Tuesday, March 29, 2011

first post: so who's this "fjalar" guy??

this is it, my first post.

out there everyone starts with introduction, and i guess, so do i.

my real name (can be seen over there in that "about me" box) isn't really "fjalar". "fjalar" is an icelandic name, which i found sounding very ticklishly good in my ears so i decided to use it as my nicks almost everywhere. 

so why icelandic?

actually i am an indonesian, live in jakarta and commute a horribly long way from home to campus to and fro. back when i was in my second year of high-school i heard the ever-famous icelandic electronica singer björk for the very first time and i instantly fell in love with her and her music. i also saw the video clip for her song "jóga" which i assume was about her icelandic heritage, and the graphics shown in the video depicts icelandic natural beauty.
then i started to search things about iceland and also "took a peek" to the icelandic language which i found ridiculously beautiful, then i made going to iceland is one of my lifetime goal and start adopting "fjalar" as my nickname.
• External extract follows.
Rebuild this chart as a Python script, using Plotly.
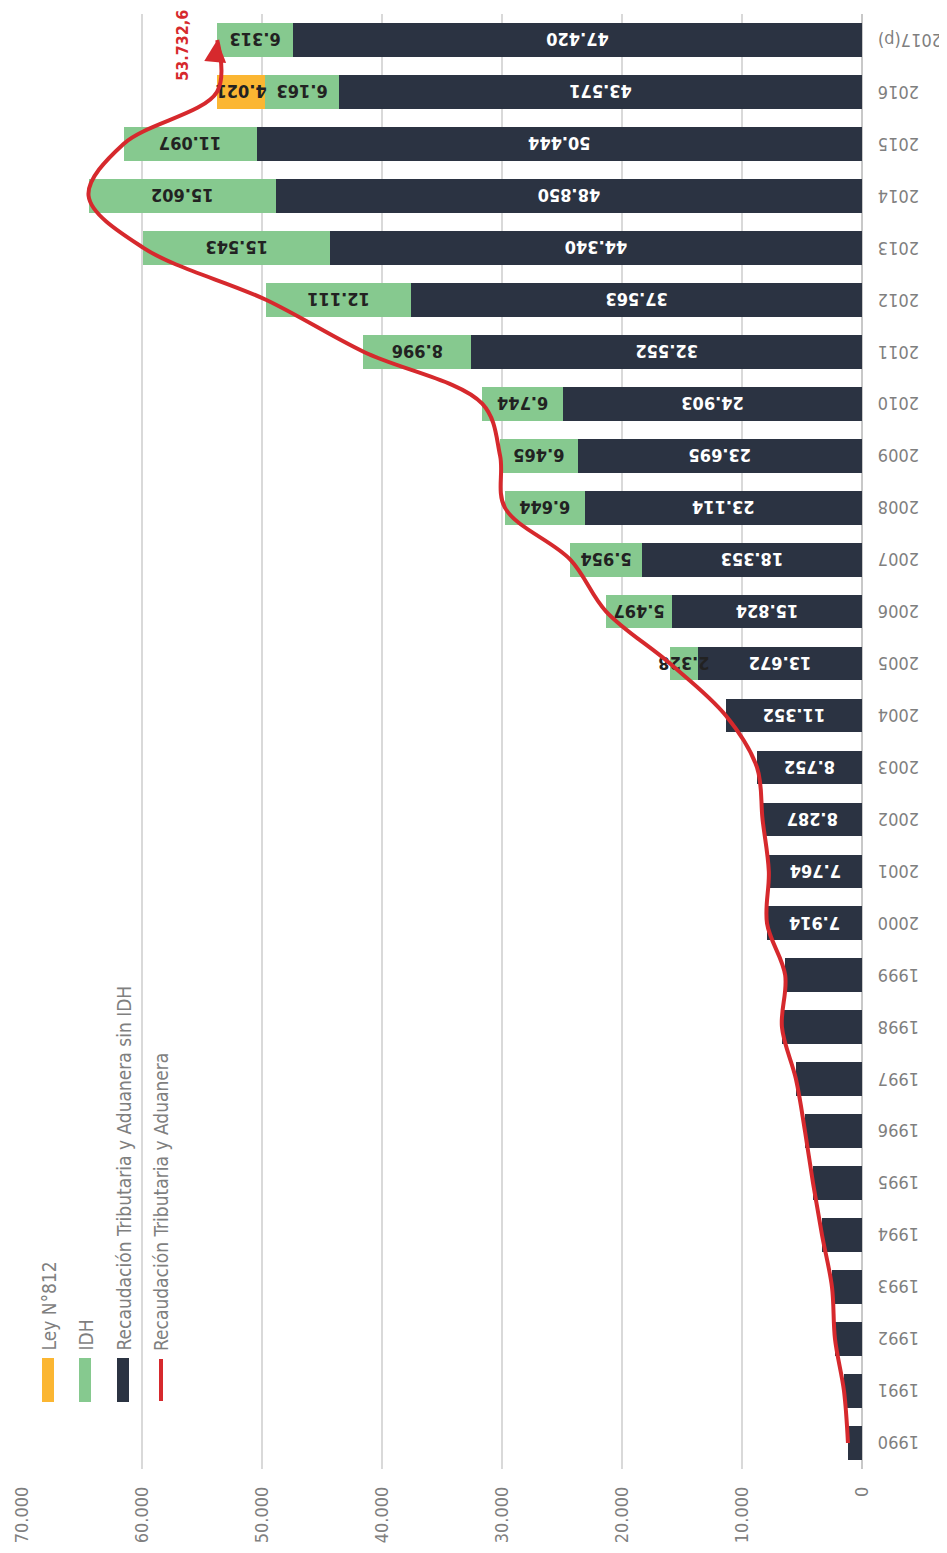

so what does this "fjalar" do? 

actually i have started a blog somewhere not here. there i was just another diarist mumbling over the worldwide web. i study foreign languages, and there i am, reading about conjugation and declension and suddenly get an insight and be able to relate what i learn with the events of my real life... how is that even possible? i can't really tell, but that's what i have been posting down there at my another blog. plus weird observations about culture and bragging of my vegetarianism, and (seriously) amateur(-ish) review on music. and maybe i'll do that here, too. :D 

and what language does this "fjalar" speaks? 

i am an indonesian, thus my native language is indonesian language. but i have been exposed to anglophone media since i was like four. so i speak english a lot. i feel very comfortable writing blog entries in (spoken style) english. but i'll post mostly in my native indonesian, for, heaven knows, if my prof happens to drop by and read things, he will think i do not appreciate my native language and heritage. hello there, sir. :P the bad thing is, i'll mix up many, many, many foreign words in my indonesian writing. i fail a lot of time in my indonesian language class.

i just wish i won't abandon this blog much.